The document is not only to be used as a signpost, but it is also designed to be used in churches. The document consists of short sections and is accompanied by numbered paragraphs. The document can be used in Sunday Schools for reading and revisiting John Wesley's sermons, Charles Wesley's hymns, and Bible references in the text.

Lane Davis, an ordained elder at the UMC Tennessee-Western Kentucky Conference and one of the people who signed in the document said in an interview that "There are many of us that we have those foundations in the doctrinal documents of Methodism.
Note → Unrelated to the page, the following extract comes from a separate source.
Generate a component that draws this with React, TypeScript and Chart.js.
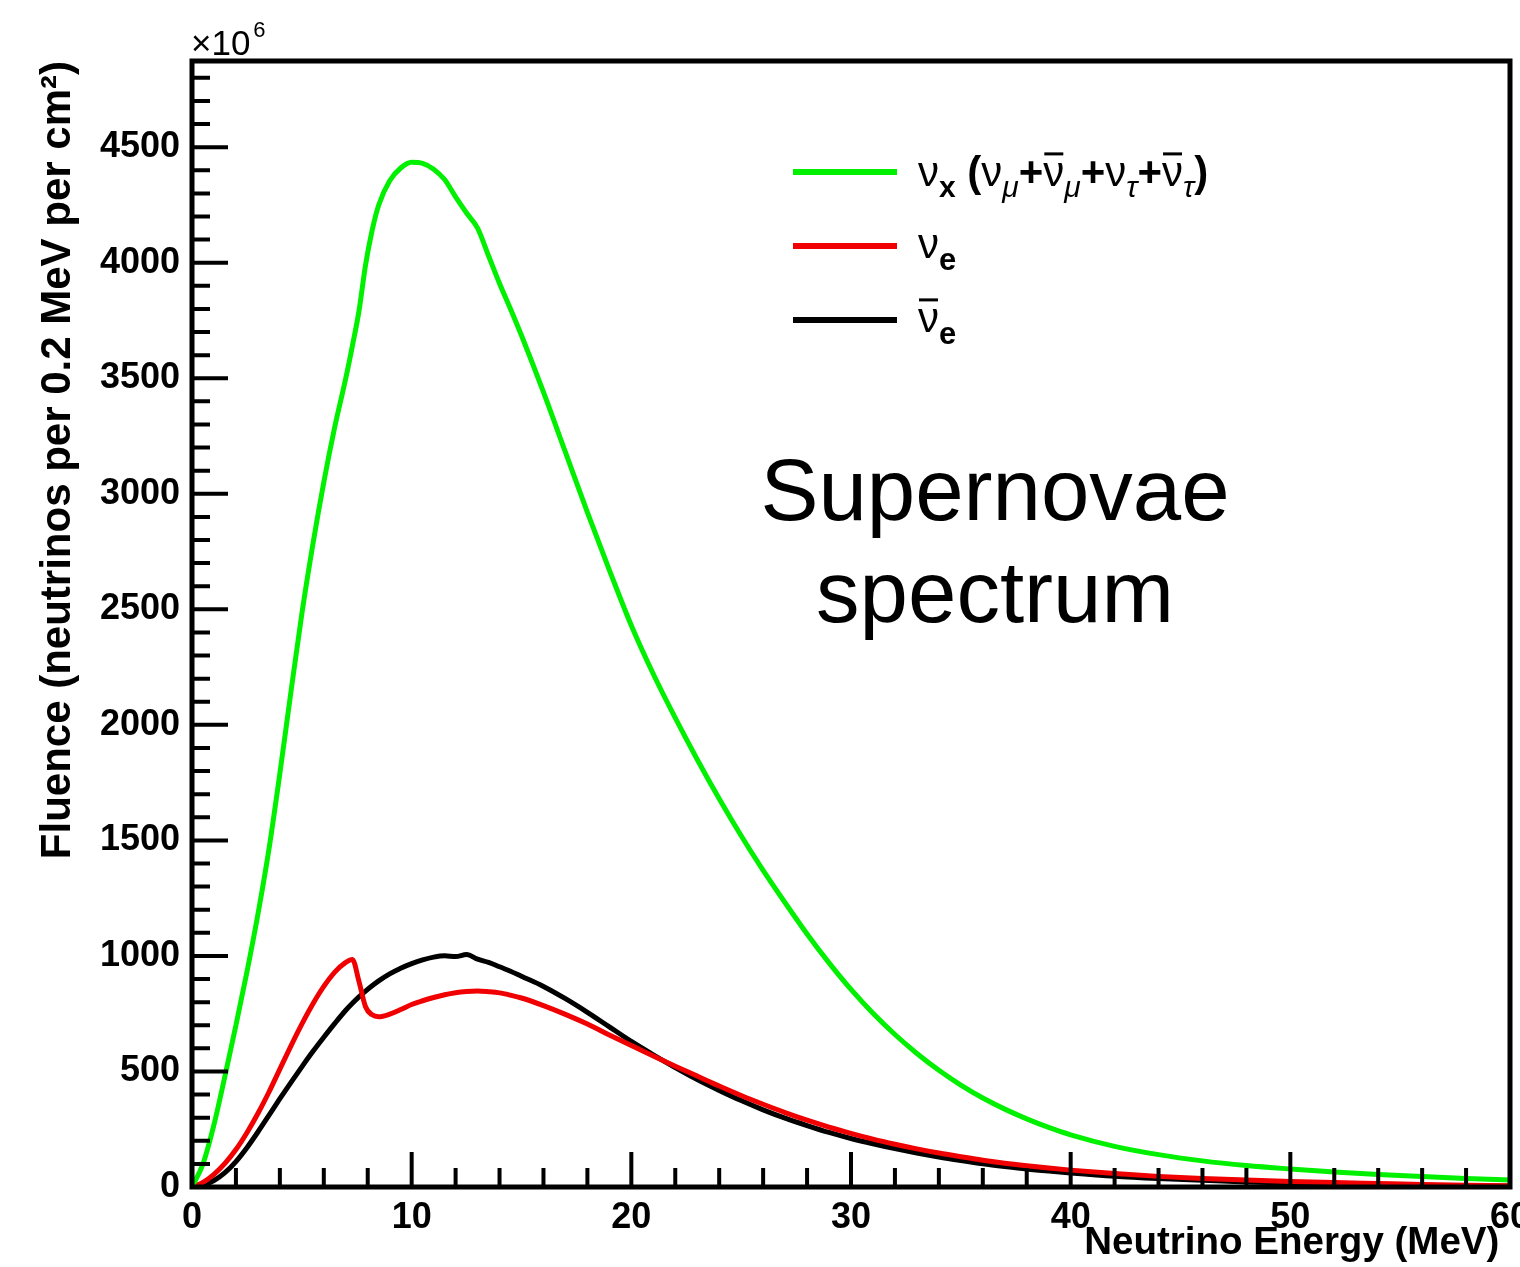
import React, { useEffect, useRef } from 'react';
import { Chart, registerables } from 'chart.js';

Chart.register(...registerables);

// ---------------- data ----------------
const energyMeV = [
  0, 0.5, 1, 1.5, 2, 2.5, 3, 3.5, 4, 4.5, 5, 5.5, 6, 6.5, 7, 7.3, 7.6, 7.9, 8.2, 8.5,
  9, 9.5, 10, 10.5, 11, 11.5, 12, 12.5, 13, 13.5, 14, 14.5, 15, 16, 17, 18, 19, 20,
  21, 22, 23, 24, 25, 26, 27, 28, 29, 30, 31, 32, 33, 34, 35, 36, 37, 38, 39, 40,
  42, 44, 46, 48, 50, 52, 54, 56, 58, 60,
];

// nu_x (nu_mu + anti-nu_mu + nu_tau + anti-nu_tau), units of 1e6
const fluenceNuX = [
  0, 100, 270, 480, 700, 930, 1180, 1460, 1790, 2140, 2480, 2780, 3050, 3290, 3500, 3640, 3790, 3990, 4140, 4250,
  4355, 4410, 4435, 4430, 4405, 4360, 4285, 4215, 4150, 4030, 3910, 3800, 3685, 3440, 3180, 2920, 2670, 2430,
  2220, 2030, 1850, 1680, 1520, 1370, 1230, 1095, 970, 855, 752, 660, 578, 505, 441, 385, 337, 295, 258, 226,
  176, 140, 113, 93, 78, 65, 54, 45, 37, 30,
];

// nu_e
const fluenceNuE = [
  0, 20, 55, 102, 162, 235, 318, 410, 510, 610, 705, 792, 868, 930, 972, 985, 890, 780, 745, 737,
  748, 768, 790, 806, 820, 832, 841, 846, 848, 845, 840, 830, 818, 785, 747, 705, 658, 612,
  567, 523, 480, 437, 396, 358, 322, 289, 259, 232, 207, 185, 165, 147, 131, 116, 103, 92, 82, 73,
  58, 46, 37, 30, 24, 19, 15, 11, 8, 5,
];

// anti-nu_e
const fluenceNuEBar = [
  0, 8, 28, 62, 110, 170, 238, 310, 382, 452, 520, 586, 648, 708, 765, 795, 823, 848, 871, 892,
  922, 947, 967, 983, 995, 1001, 997, 1006, 986, 972, 953, 934, 912, 868, 815, 756, 693, 630,
  572, 517, 465, 418, 374, 334, 298, 266, 236, 210, 187, 166, 147, 130, 115, 101, 89, 78, 69, 61,
  47, 37, 29, 22, 17, 13, 10, 7, 5, 3,
];

const xTickLabels = [0, 10, 20, 30, 40, 50, 60];
const yTickLabels = [0, 500, 1000, 1500, 2000, 2500, 3000, 3500, 4000, 4500];
const X_MIN = 0;
const X_MAX = 60;
const Y_MIN = 0;
const Y_MAX = 4873;
const X_MINOR_STEP = 2;
const Y_MINOR_STEP = 100;

const GREEN = '#00f000';
const RED = '#f00000';
const BLACK = '#000000';
const FONT = '"Liberation Sans", Arial, Helvetica, sans-serif';

type Part = { t: string; size: number; bold?: boolean; italic?: boolean; dy?: number; bar?: boolean };

function drawRich(ctx: CanvasRenderingContext2D, x: number, baseline: number, parts: Part[]) {
  let cx = x;
  for (const p of parts) {
    ctx.font = `${p.italic ? 'italic ' : ''}${p.bold ? 'bold ' : ''}${p.size}px ${FONT}`;
    const w = ctx.measureText(p.t).width;
    const y = baseline + (p.dy || 0);
    ctx.fillText(p.t, cx, y);
    if (p.bar) {
      ctx.fillRect(cx + 1, y - p.size * 0.8, w - 2, 3);
    }
    cx += w;
  }
  return cx;
}

const framePlugin = {
  id: 'rootFrame',
  afterDatasetsDraw(chart: any) {
    const { ctx, chartArea } = chart;
    const xs = chart.scales.x;
    const ys = chart.scales.y;
    const { left, right, top, bottom } = chartArea;
    ctx.save();
    ctx.strokeStyle = '#000';
    ctx.fillStyle = '#000';
    // ticks drawn inside the frame
    ctx.lineWidth = 4;
    ctx.beginPath();
    for (let v = Y_MIN; v <= Y_MAX; v += Y_MINOR_STEP) {
      const py = ys.getPixelForValue(v);
      const major = v % 500 === 0;
      ctx.moveTo(left, py);
      ctx.lineTo(left + (major ? 36 : 18), py);
    }
    for (let v = X_MIN; v <= X_MAX; v += X_MINOR_STEP) {
      const px = xs.getPixelForValue(v);
      const major = v % 10 === 0;
      ctx.moveTo(px, bottom);
      ctx.lineTo(px, bottom - (major ? 35 : 19));
    }
    ctx.stroke();
    // frame
    ctx.lineWidth = 5;
    ctx.strokeRect(left, top, right - left, bottom - top);

    // x10^6 multiplier
    ctx.textBaseline = 'alphabetic';
    ctx.textAlign = 'left';
    const ex = drawRich(ctx, 191, 55, [{ t: '\u00d710', size: 35 }]);
    drawRich(ctx, ex + 3, 37, [{ t: '6', size: 22 }]);

    // legend
    const legendRows = [
      { color: GREEN, y: 172 },
      { color: RED, y: 246 },
      { color: BLACK, y: 320 },
    ];
    ctx.lineWidth = 6;
    for (const r of legendRows) {
      ctx.strokeStyle = r.color;
      ctx.beginPath();
      ctx.moveTo(793, r.y);
      ctx.lineTo(897, r.y);
      ctx.stroke();
    }
    ctx.fillStyle = '#000';
    const M = 42;
    const S = 30;
    drawRich(ctx, 918, 186, [
      { t: '\u03bd', size: M },
      { t: 'x', size: S, bold: true, dy: 11 },
      { t: ' (', size: M, bold: true },
      { t: '\u03bd', size: M },
      { t: '\u03bc', size: S, italic: true, dy: 11 },
      { t: '+', size: M, bold: true },
      { t: '\u03bd', size: M, bar: true },
      { t: '\u03bc', size: S, italic: true, dy: 11 },
      { t: '+', size: M, bold: true },
      { t: '\u03bd', size: M },
      { t: '\u03c4', size: S, italic: true, dy: 11 },
      { t: '+', size: M, bold: true },
      { t: '\u03bd', size: M, bar: true },
      { t: '\u03c4', size: S, italic: true, dy: 11 },
      { t: ')', size: M, bold: true },
    ]);
    drawRich(ctx, 918, 258, [
      { t: '\u03bd', size: M },
      { t: 'e', size: 31, bold: true, dy: 12 },
    ]);
    drawRich(ctx, 918, 332, [
      { t: '\u03bd', size: M, bar: true },
      { t: 'e', size: 31, bold: true, dy: 12 },
    ]);

    // annotation
    ctx.font = `87px ${FONT}`;
    ctx.textAlign = 'center';
    ctx.fillText('Supernovae', 995, 520);
    ctx.fillText('spectrum', 995, 622);
    ctx.restore();
  },
};

export default function App() {
  const canvasRef = useRef<HTMLCanvasElement | null>(null);

  useEffect(() => {
    document.body.style.margin = '0';
    const canvas = canvasRef.current;
    if (!canvas) return;
    const toPoints = (vals: number[]) => energyMeV.map((e, i) => ({ x: e, y: vals[i] }));
    const chart = new Chart(canvas, {
      type: 'line',
      data: {
        datasets: [
          {
            label: '\u03bdx (\u03bd\u03bc+\u03bd\u0304\u03bc+\u03bd\u03c4+\u03bd\u0304\u03c4)',
            data: toPoints(fluenceNuX),
            borderColor: GREEN,
            borderWidth: 5,
            pointRadius: 0,
            cubicInterpolationMode: 'monotone',
            fill: false,
          },
          {
            label: '\u03bde',
            data: toPoints(fluenceNuE),
            borderColor: RED,
            borderWidth: 5,
            pointRadius: 0,
            cubicInterpolationMode: 'monotone',
            fill: false,
          },
          {
            label: '\u03bd\u0304e',
            data: toPoints(fluenceNuEBar),
            borderColor: BLACK,
            borderWidth: 5,
            pointRadius: 0,
            cubicInterpolationMode: 'monotone',
            fill: false,
          },
        ],
      },
      options: {
        animation: false,
        responsive: false,
        devicePixelRatio: 1,
        layout: { padding: { left: 0, top: 61, right: 10, bottom: 0 }, autoPadding: false },
        plugins: { legend: { display: false }, tooltip: { enabled: false } },
        scales: {
          x: {
            type: 'linear',
            min: X_MIN,
            max: X_MAX,
            grid: { display: false, drawTicks: false },
            border: { display: false },
            afterBuildTicks: (s: any) => {
              s.ticks = xTickLabels.map((v) => ({ value: v }));
            },
            afterFit: (s: any) => {
              s.height = 80;
              s.paddingLeft = 0;
              s.paddingRight = 0;
            },
            ticks: {
              font: { family: FONT, size: 36, weight: 'bold' },
              color: '#000',
              padding: 9,
              maxRotation: 0,
              autoSkip: false,
              callback: (v: any) => String(v),
            },
            title: {
              display: true,
              text: 'Neutrino Energy (MeV) ',
              align: 'end',
              font: { family: FONT, size: 38.5, weight: 'bold' },
              color: '#000',
              padding: { top: 0, bottom: 1 },
            },
          },
          y: {
            type: 'linear',
            min: Y_MIN,
            max: Y_MAX,
            grid: { display: false, drawTicks: false },
            border: { display: false },
            afterBuildTicks: (s: any) => {
              s.ticks = yTickLabels.map((v) => ({ value: v }));
            },
            afterFit: (s: any) => {
              s.width = 192;
              s.paddingTop = 0;
              s.paddingBottom = 0;
            },
            ticks: {
              font: { family: FONT, size: 36, weight: 'bold' },
              color: '#000',
              padding: 12,
              autoSkip: false,
              callback: (v: any) => String(v),
            },
            title: {
              display: true,
              text: 'Fluence (neutrinos per 0.2 MeV per cm\u00b2)',
              align: 'end',
              font: { family: FONT, size: 42, weight: 'bold' },
              color: '#000',
              padding: { top: 33, bottom: 0 },
            },
          },
        },
      },
      plugins: [framePlugin],
    } as any);
    return () => chart.destroy();
  }, []);

  return (
    <div style={{ width: 1520, height: 1267, position: 'relative', background: '#fff' }}>
      <canvas ref={canvasRef} width={1520} height={1267} style={{ display: 'block' }} />
    </div>
  );
}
I signed 'The Faith Once Delivered' because I believe it is a faithful, concise, summation of those core Wesleyan tenets,"

"The Wesleyan tradition has a rich theological and doctrinal heritage, and yet Methodists as a whole have not done a great job of communicating and forming our congregations in the particulars of that tradition," he adds.

"The Faith Once Delivered: A Wesleyan Witness" is a signpost of hope, love, and making a stand through faith, cherishing the basics of faith that have been passed down through generations.